Jingjing Li, Assistant Professor of Commerce & Associate Director, CBA @McIntire School of Commerce

 

 

 

 

 

 

 

Facebook’s mission is to give people the power to build a community and bring the world closer together. Xiang’s teams use AI/ML to contribute to the company’s mission through two principles:

  • “Give People a Voice” and “Keep People Safe and Protect Privacy”
  • “Build Connection and Community”

During this webinar, Xiang described two projects he has been heavily involved with at Facebook, then engaged in a conversation with CBA Associate Director Jingjing Li to answer questions from the audience. Both projects with key takeaways, as well as the Q&A session, are briefly summarized below.

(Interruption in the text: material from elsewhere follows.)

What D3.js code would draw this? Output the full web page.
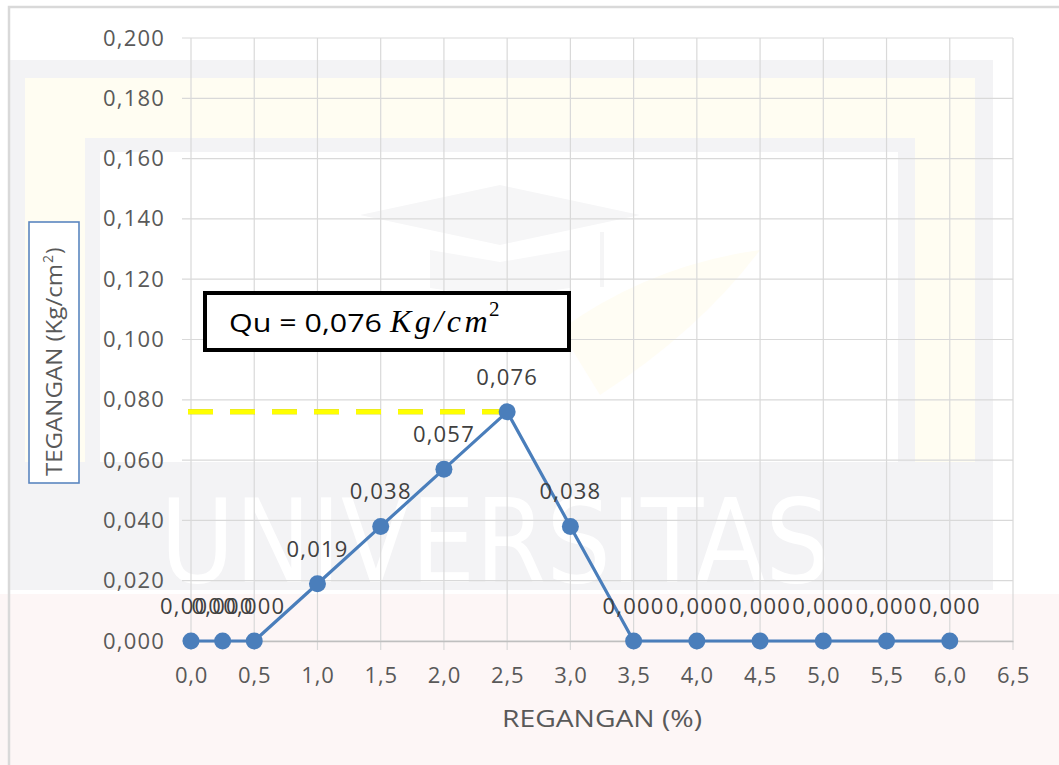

AI/ML-based integrity solutions – Political campaign ads fraud detection

A. Challenges:

  1. Huge volume – tens of millions of daily ads creation
  2. Bad actors are creative
  3. Manual review is not scalable and also may not reliable

B. Solutions: AI/ML solutions

  1. Fraud detections
  2. Auto-enforcement
  3. Adaptive shielding
  4. ML-assisted review

C. Results:

  1. Resulted in very low prevalence ration – less than 1% for all policies
  2. Scalable solution, with more than 80% of ads auto-decisioned
  3. System is dynamic, based on capacity of human reviewers
  4. Measurements are ML-enhanced and adaptive
  5. Risk alarm system alerts to new, emerging, and unknown risks

AI/ML enhance VR co-presence –  Connecting people digitally when they can’t gather in person (specifically OculusTM)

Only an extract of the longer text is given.